The Trade Post: What were some of the most surprising changes that the country’s business and trade environments have undergone since the original 2006 study?
Ms. Isik: There have been a number of developments since 2006 at the national, regional and global level that have changed the trade and business environment in which Sierra Leone operates. The biggest change has been at the national level as Sierra Leone has grown rapidly from a low base and moved away from a post-conflict environment towards a country with aspirations to achieving middle income status in the medium term – I think the titles of the upcoming PRSP-3 and its predecessor reflects this shift very nicely: The2007 Agenda for Change vs. The 2013 Agenda for Prosperity.

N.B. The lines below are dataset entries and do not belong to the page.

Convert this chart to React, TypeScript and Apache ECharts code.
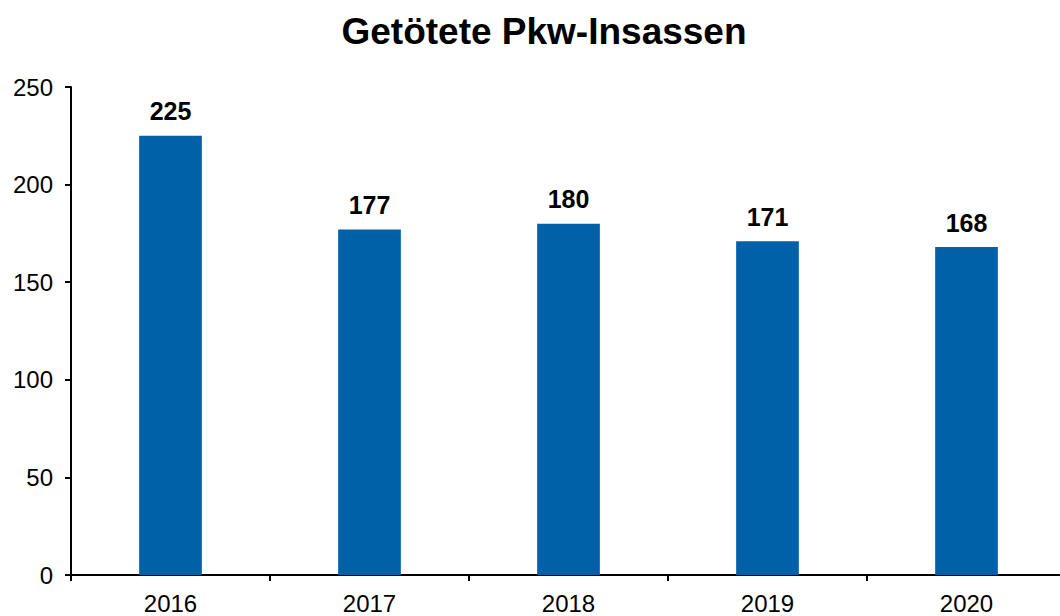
import React, { useEffect, useRef } from "react";
import * as echarts from "echarts";

const categories = ["2016", "2017", "2018", "2019", "2020"];
const values = [225, 177, 180, 171, 168];
const yTicks = { min: 0, max: 250, interval: 50 };
const titleText = "Getötete Pkw-Insassen";

export default function App() {
  const ref = useRef<HTMLDivElement>(null);
  useEffect(() => {
    document.body.style.margin = "0";
    const chart = echarts.init(ref.current!, null, { renderer: "svg" });
    chart.setOption({
      animation: false,
      backgroundColor: "#ffffff",
      textStyle: { fontFamily: "Liberation Sans, Arial, sans-serif" },
      title: {
        text: titleText,
        left: 539,
        textAlign: "center",
        top: 8,
        textStyle: { fontSize: 37, fontWeight: "bold", color: "#000", fontFamily: "Liberation Sans, Arial, sans-serif" },
      },
      grid: { left: 71, top: 87, bottom: 41, width: 995, outerBoundsMode: "none", containLabel: false },
      xAxis: {
        type: "category",
        data: categories,
        axisLine: { lineStyle: { color: "#000", width: 2 } },
        axisTick: { show: true, length: 6, lineStyle: { color: "#000", width: 2 } },
        axisLabel: { color: "#000", fontSize: 24, margin: 16 },
      },
      yAxis: {
        type: "value",
        min: yTicks.min,
        max: yTicks.max,
        interval: yTicks.interval,
        axisLine: { show: true, lineStyle: { color: "#000", width: 2 } },
        axisTick: { show: true, length: 6, lineStyle: { color: "#000", width: 2 } },
        axisLabel: { color: "#000", fontSize: 24, margin: 18 },
        splitLine: { show: false },
      },
      series: [
        {
          type: "bar",
          data: values,
          barWidth: "31.5%",
          itemStyle: { color: "#0060a8" },
          label: {
            show: true,
            position: "top",
            distance: 12,
            color: "#000",
            fontSize: 25,
            fontWeight: "bold",
          },
        },
      ],
    });
    return () => chart.dispose();
  }, []);
  return <div ref={ref} style={{ width: 1060, height: 616 }} />;
}
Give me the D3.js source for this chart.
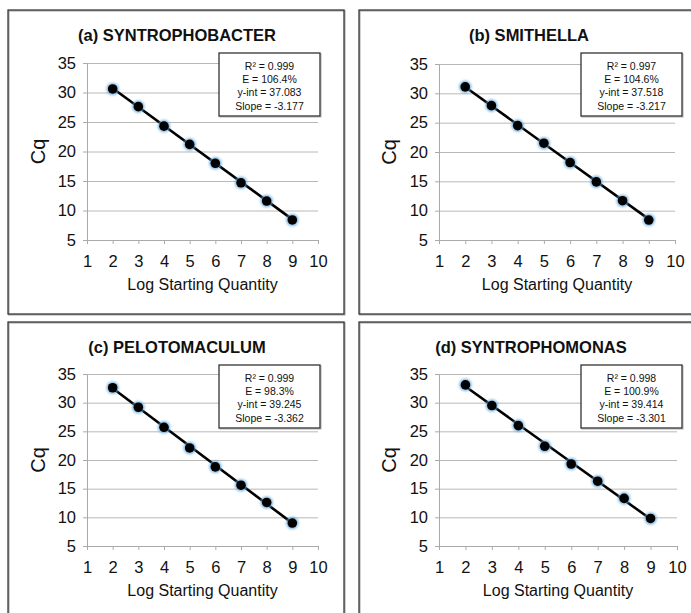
<!DOCTYPE html>
<html>
<head>
<meta charset="utf-8">
<script src="https://cdn.jsdelivr.net/npm/d3@7"></script>
<style>
  body { margin: 0; background: #fff; }
  text { font-family: "Liberation Sans", Arial, Helvetica, sans-serif; fill: #111; }
</style>
</head>
<body>
<div id="chart"></div>
<script>
// data
const logQty = [2, 3, 4, 5, 6, 7, 8, 9];
const cqA = [30.6, 27.6, 24.3, 21.2, 18.0, 14.7, 11.6, 8.4];
const cqB = [31.1, 27.9, 24.5, 21.5, 18.2, 14.9, 11.7, 8.4];
const cqC = [32.6, 29.2, 25.7, 22.1, 18.8, 15.6, 12.6, 9.0];
const cqD = [33.1, 29.5, 26.0, 22.4, 19.3, 16.3, 13.3, 9.8];
const titles = ["(a) SYNTROPHOBACTER", "(b) SMITHELLA", "(c) PELOTOMACULUM", "(d) SYNTROPHOMONAS"];
const rSquared = ["0.999", "0.997", "0.999", "0.998"];
const efficiency = ["106.4%", "104.6%", "98.3%", "100.9%"];
const yIntercept = [37.083, 37.518, 39.245, 39.414];
const slope = [-3.177, -3.217, -3.362, -3.301];
const xTicks = [1, 2, 3, 4, 5, 6, 7, 8, 9, 10];
const yTicks = [5, 10, 15, 20, 25, 30, 35];

const allCq = [cqA, cqB, cqC, cqD];

// panel placement (pixels)
const layout = [
  { px: 8,   py: 10,  pw: 336, ph: 304, left: 87,  right: 318, top: 63,  bottom: 240, bx: 219, by: 53,  tx: 177 },
  { px: 359, py: 10,  pw: 345, ph: 304, left: 439, right: 675, top: 64,  bottom: 240, bx: 581, by: 53,  tx: 529 },
  { px: 8,   py: 322, pw: 336, ph: 300, left: 87,  right: 318, top: 374, bottom: 546, bx: 219, by: 365, tx: 177 },
  { px: 359, py: 322, pw: 345, ph: 300, left: 439, right: 677, top: 374, bottom: 546, bx: 581, by: 365, tx: 531 }
];

const width = 691, height = 613;

const svg = d3.select("#chart")
  .append("svg")
  .attr("width", width)
  .attr("height", height);

const defs = svg.append("defs");
defs.append("filter")
  .attr("id", "glow")
  .attr("x", "-50%").attr("y", "-50%")
  .attr("width", "200%").attr("height", "200%")
  .append("feGaussianBlur")
  .attr("stdDeviation", 1.3);

layout.forEach((L, i) => {
  const g = svg.append("g");

  // panel frame
  g.append("rect")
    .attr("x", L.px + 0.8).attr("y", L.py + 0.8)
    .attr("width", L.pw).attr("height", L.ph)
    .attr("fill", "none")
    .attr("stroke", "#aaa")
    .attr("stroke-width", 1.5);
  g.append("rect")
    .attr("x", L.px).attr("y", L.py)
    .attr("width", L.pw).attr("height", L.ph)
    .attr("fill", "none")
    .attr("stroke", "#3a3a3a")
    .attr("stroke-width", 1.3);

  const x = d3.scaleLinear().domain([1, 10]).range([L.left, L.right]);
  const y = d3.scaleLinear().domain([5, 35]).range([L.bottom, L.top]);

  // gridlines
  g.append("g")
    .attr("transform", `translate(${L.left},0)`)
    .call(d3.axisLeft(y).tickValues(yTicks).tickSize(-(L.right - L.left)).tickFormat(""))
    .call(s => s.select(".domain").remove())
    .selectAll("line")
    .attr("stroke", "#b8b8b8")
    .attr("stroke-width", 1);

  // y axis
  const yAxis = g.append("g")
    .attr("transform", `translate(${L.left},0)`)
    .call(d3.axisLeft(y).tickValues(yTicks).tickSize(4).tickPadding(7).tickSizeOuter(0));
  yAxis.select(".domain").attr("stroke", "#aaa");
  yAxis.selectAll("line").attr("stroke", "#aaa");
  yAxis.selectAll("text")
    .attr("font-size", 16.5)
    .attr("fill", "#111")
    .style("font-family", "'Liberation Sans', Arial, sans-serif");

  // x axis
  const xAxis = g.append("g")
    .attr("transform", `translate(0,${L.bottom})`)
    .call(d3.axisBottom(x).tickValues(xTicks).tickSize(4).tickPadding(11).tickSizeOuter(0));
  xAxis.select(".domain").attr("stroke", "#aaa");
  xAxis.selectAll("line").attr("stroke", "#aaa");
  xAxis.selectAll("text")
    .attr("font-size", 16.5)
    .attr("fill", "#111")
    .style("font-family", "'Liberation Sans', Arial, sans-serif");

  // title
  g.append("text")
    .attr("x", L.tx)
    .attr("y", L.py + 31)
    .attr("text-anchor", "middle")
    .attr("font-size", 16.5)
    .attr("font-weight", "bold")
    .text(titles[i]);

  // axis labels
  g.append("text")
    .attr("x", (L.left + L.right) / 2)
    .attr("y", L.bottom + 50)
    .attr("text-anchor", "middle")
    .attr("font-size", 16)
    .text("Log Starting Quantity");

  g.append("text")
    .attr("transform", `translate(${L.px + 30},${(L.top + L.bottom) / 2}) rotate(-90)`)
    .attr("text-anchor", "middle")
    .attr("dy", "0.35em")
    .attr("font-size", 20)
    .text("Cq");

  // trend line from the printed fit
  const x0 = d3.min(logQty), x1 = d3.max(logQty);
  g.append("line")
    .attr("x1", x(x0)).attr("y1", y(yIntercept[i] + slope[i] * x0))
    .attr("x2", x(x1)).attr("y2", y(yIntercept[i] + slope[i] * x1))
    .attr("stroke", "#000")
    .attr("stroke-width", 2.6);

  const pts = logQty.map((q, j) => ({ q: q, cq: allCq[i][j] }));

  g.append("g")
    .selectAll("circle")
    .data(pts)
    .join("circle")
    .attr("cx", d => x(d.q))
    .attr("cy", d => y(d.cq))
    .attr("r", 6.3)
    .attr("fill", "#5ea8e0")
    .attr("opacity", 0.75)
    .attr("filter", "url(#glow)");

  g.append("g")
    .selectAll("circle")
    .data(pts)
    .join("circle")
    .attr("cx", d => x(d.q))
    .attr("cy", d => y(d.cq))
    .attr("r", 4.8)
    .attr("fill", "#000");

  // stats box
  const bw = 101, bh = 63;
  g.append("rect")
    .attr("x", L.bx + 1).attr("y", L.by + 1)
    .attr("width", bw).attr("height", bh)
    .attr("fill", "none")
    .attr("stroke", "#bbb")
    .attr("stroke-width", 1.2);
  g.append("rect")
    .attr("x", L.bx).attr("y", L.by)
    .attr("width", bw).attr("height", bh)
    .attr("fill", "#fff")
    .attr("stroke", "#333")
    .attr("stroke-width", 1.3);

  const lines = [
    `R\u00B2 = ${rSquared[i]}`,
    `E = ${efficiency[i]}`,
    `y-int = ${yIntercept[i].toFixed(3)}`,
    `Slope = ${slope[i].toFixed(3)}`
  ];
  g.append("g")
    .selectAll("text")
    .data(lines)
    .join("text")
    .attr("x", L.bx + bw / 2)
    .attr("y", (d, k) => L.by + 17 + k * 13.2)
    .attr("text-anchor", "middle")
    .attr("font-size", 10.5)
    .attr("fill", "#222")
    .text(d => d);
});
</script>
</body>
</html>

The global economic crises in 2008-09 also led to some significant changes. With the global crisis, demand for Sierra Leone’s exports dropped sharply, in particular from their biggest trading partner, the EU. When demand from traditional partners slowed down Sierra Leone had to start looking in to alternative markets and ways to facilitate and boost intraregional trade, which has had some interesting results on the ground like the recent joint-border post with Guinea that opened last year, with another one planned with Liberia later this year.
The Trade Post: What is the next step for Sierra Leone in the short-term?

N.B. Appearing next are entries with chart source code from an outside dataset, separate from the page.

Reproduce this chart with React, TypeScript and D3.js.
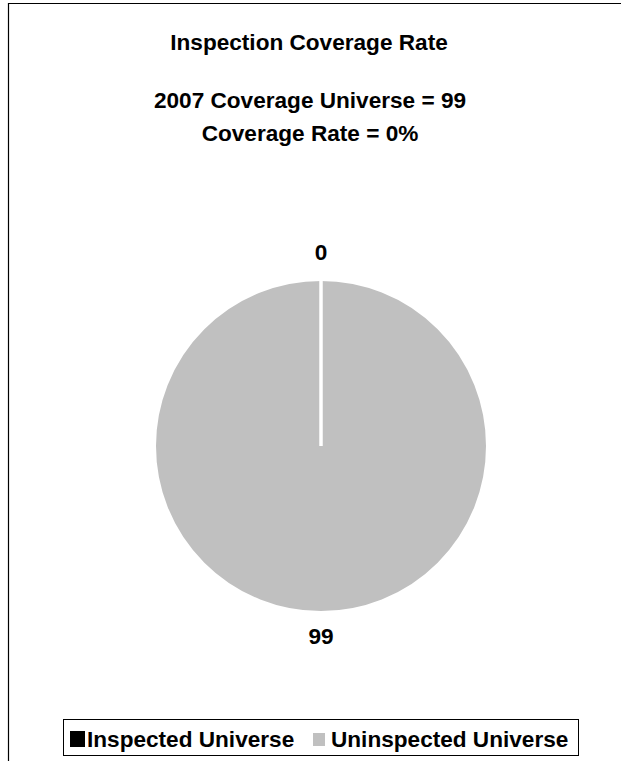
import React from "react";
import * as d3 from "d3";

const categories = ["Inspected Universe", "Uninspected Universe"];
const values = [0, 99];
const colors = ["#000000", "#C0C0C0"];
const titleLines = ["Inspection Coverage Rate", "2007 Coverage Universe = 99", "Coverage Rate = 0%"];

const W = 621;
const H = 761;

export default function App() {
  const cx = 321;
  const cy = 446;
  const r = 166.5;
  const pie = d3.pie<number>().sort(null).startAngle(0).endAngle(2 * Math.PI);
  const arcs = pie(values);
  const arcGen = d3.arc<d3.PieArcDatum<number>>().innerRadius(0).outerRadius(r);
  const labelArc = d3.arc<d3.PieArcDatum<number>>().innerRadius(192).outerRadius(192);
  const font = "'Liberation Sans', Arial, sans-serif";
  const fs = 22.6;

  return (
    <svg width={W} height={H} style={{ position: "absolute", left: 0, top: 0 }} fontFamily={font}>
      <rect x={0} y={0} width={W} height={H} fill="#fff" />
      <path d={`M8.5,${H} V3.5 H${W}`} fill="none" stroke="#000" strokeWidth={1.2} />
      <text x={309} y={50} textAnchor="middle" fontWeight="bold" fontSize={fs}>{titleLines[0]}</text>
      <text x={310} y={108} textAnchor="middle" fontWeight="bold" fontSize={fs}>{titleLines[1]}</text>
      <text x={310} y={141} textAnchor="middle" fontWeight="bold" fontSize={fs}>{titleLines[2]}</text>
      <g transform={`translate(${cx},${cy})`}>
        {arcs.map((a, i) => (
          <path key={i} d={arcGen(a) || ""} fill={colors[i]} stroke="#fff" strokeWidth={3} />
        ))}
        {arcs.map((a, i) => {
          const ang = a.startAngle;
          return (
            <line key={"b" + i} x1={0} y1={0} x2={r * Math.sin(ang)} y2={-r * Math.cos(ang)} stroke="#fff" strokeWidth={3} />
          );
        })}
        {arcs.map((a, i) => {
          const [x, y] = labelArc.centroid(a);
          return (
            <text key={"l" + i} x={x} y={y - 1.5} dy="0.35em" textAnchor="middle" fontWeight="bold" fontSize={fs}>
              {String(values[i])}
            </text>
          );
        })}
      </g>
      <g>
        <rect x={63.5} y={719.5} width={515} height={36} fill="#fff" stroke="#000" strokeWidth={1} />
        <rect x={70} y={731} width={15} height={16} fill={colors[0]} />
        <text x={87} y={747} fontWeight="bold" fontSize={fs}>{categories[0]}</text>
        <rect x={313} y={733} width={12} height={13} fill={colors[1]} />
        <text x={331} y={747} fontWeight="bold" fontSize={fs}>{categories[1]}</text>
      </g>
    </svg>
  );
}
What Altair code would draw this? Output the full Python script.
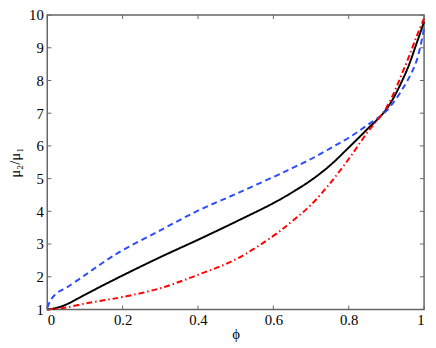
import altair as alt
import pandas as pd

phi = [0, 0.01, 0.025, 0.05, 0.1, 0.15, 0.2, 0.3, 0.4, 0.5, 0.6, 0.65, 0.7, 0.75, 0.8, 0.85, 0.9, 0.95, 0.98, 1.0]
black = [1.0, 1.01, 1.05, 1.15, 1.45, 1.75, 2.04, 2.6, 3.13, 3.68, 4.25, 4.58, 4.95, 5.4, 5.95, 6.52, 7.12, 8.2, 9.13, 9.8]
blue = [1.05, 1.3, 1.5, 1.66, 2.05, 2.45, 2.81, 3.42, 4.02, 4.53, 5.05, 5.32, 5.6, 5.92, 6.25, 6.64, 7.07, 7.88, 8.6, 9.6]
red = [1.0, 1.01, 1.02, 1.06, 1.18, 1.28, 1.38, 1.65, 2.06, 2.53, 3.25, 3.7, 4.2, 4.85, 5.6, 6.42, 7.17, 8.45, 9.34, 9.9]

x_ticks = [0, 0.2, 0.4, 0.6, 0.8, 1]
y_ticks = [1, 2, 3, 4, 5, 6, 7, 8, 9, 10]

series = ["black", "blue", "red"]
colors = ["#000000", "#2a4bff", "#ff0000"]
dashes = [[1, 0], [6, 4], [6, 3, 1.5, 3]]

rows = []
for name, vals in zip(series, [black, blue, red]):
    for xv, yv in zip(phi, vals):
        rows.append({"phi": xv, "ratio": yv, "s": name})
df = pd.DataFrame(rows)

W, H = 428, 337
font = "Liberation Serif, Times New Roman, DejaVu Serif, serif"

xscale = alt.Scale(domain=[0, 1], nice=False)
yscale = alt.Scale(domain=[1, 10], nice=False)

xaxis = alt.Axis(title="ϕ", values=x_ticks, format="~g", labelPadding=3, titlePadding=0)
yaxis = alt.Axis(title="μ₂/μ₁", values=y_ticks, labelPadding=4, titlePadding=6)

lines = alt.Chart(df).mark_line(strokeWidth=2, interpolate="catmull-rom").encode(
    x=alt.X("phi:Q", scale=xscale, axis=xaxis),
    y=alt.Y("ratio:Q", scale=yscale, axis=yaxis),
    color=alt.Color("s:N", scale=alt.Scale(domain=series, range=colors), legend=None),
    strokeDash=alt.StrokeDash("s:N", scale=alt.Scale(domain=series, range=dashes), legend=None),
)

xt = pd.DataFrame({"phi": x_ticks})
yt = pd.DataFrame({"ratio": y_ticks})
tick_color = "#666666"

xb = alt.Chart(xt).mark_rule(color=tick_color, strokeWidth=1).encode(
    x=alt.X("phi:Q", scale=xscale, axis=xaxis),
    y=alt.Y("y0:Q", scale=yscale, axis=yaxis),
    y2=alt.Y2("y1:Q"),
).transform_calculate(y0="1", y1="1.12")
xtop = alt.Chart(xt).mark_rule(color=tick_color, strokeWidth=1).encode(
    x=alt.X("phi:Q", scale=xscale, axis=xaxis),
    y=alt.Y("y0:Q", scale=yscale, axis=yaxis),
    y2=alt.Y2("y1:Q"),
).transform_calculate(y0="10", y1="9.88")
yl = alt.Chart(yt).mark_rule(color=tick_color, strokeWidth=1).encode(
    y=alt.Y("ratio:Q", scale=yscale, axis=yaxis),
    x=alt.X("x0:Q", scale=xscale, axis=xaxis),
    x2=alt.X2("x1:Q"),
).transform_calculate(x0="0", x1="0.011")
yr = alt.Chart(yt).mark_rule(color=tick_color, strokeWidth=1).encode(
    y=alt.Y("ratio:Q", scale=yscale, axis=yaxis),
    x=alt.X("x0:Q", scale=xscale, axis=xaxis),
    x2=alt.X2("x1:Q"),
).transform_calculate(x0="1", x1="0.989")

chart = alt.layer(lines, xb, xtop, yl, yr).properties(
    width=W, height=H, padding={"top": -3, "left": 0, "right": 0, "bottom": 0},
    autosize=alt.AutoSizeParams(type="fit", contains="padding"),
).configure(background="white").configure_view(
    stroke="#666666", strokeWidth=1.5
).configure_axis(
    ticks=False, domain=False, grid=False,
    labelFont=font, labelFontSize=15, titleFont=font, titleFontSize=15,
    titleFontWeight="normal", labelColor="#000000", titleColor="#000000",
)

chart.save("out.html", embed_options={"renderer": "svg", "actions": False})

Ms. Isik: The next step for Sierra Leone is to validate the recommendations put forward in the DTIS update. This means that everyone gets together – it’s a huge group – in one room for two days. When I say everyone, I’m not just talking about the various ministries. I’m talking about the private sector, civil society groups, donors – everyone’s there. We basically go over the Action Matrix and talk about how to implement, who implements, and ask “is it possible in that time frame?” Every action is validated. We break out in sectoral groups, cross-cutting groups. It’s just a very intense sort of stakeholder dialogue. Once this is done, the Sierra Leone government will endorse the DTIS Update and begin to engage the Enhanced Integrated Framework (EIF) and other donors for support in implementing the updated action matrix.
The Trade Post: Is there anything else you would like to add about this project?
Ms. Isik: I think it’s important to note that as TTLs we also need to do more for the DTIS exercise to be successful by carrying out wider dissemination within the country. For dissemination what we have is this validation workshop, which is in the capital city. And you have a lot of stakeholders in the provinces who don’t even know what a DTIS is or what is happening. So I think it’s a good idea to hold, not only a validation workshop in Freetown, but dissemination workshops in some of the provinces. Especially with the timing this time: the Liberia DTIS and the Sierra Leone DTIS, they’ve come out at the same time, so we have an opportunity to do some sort of cross-border stuff. We could have a workshop at the border and look at all these customs and border-management issues, because these have to be addressed jointly.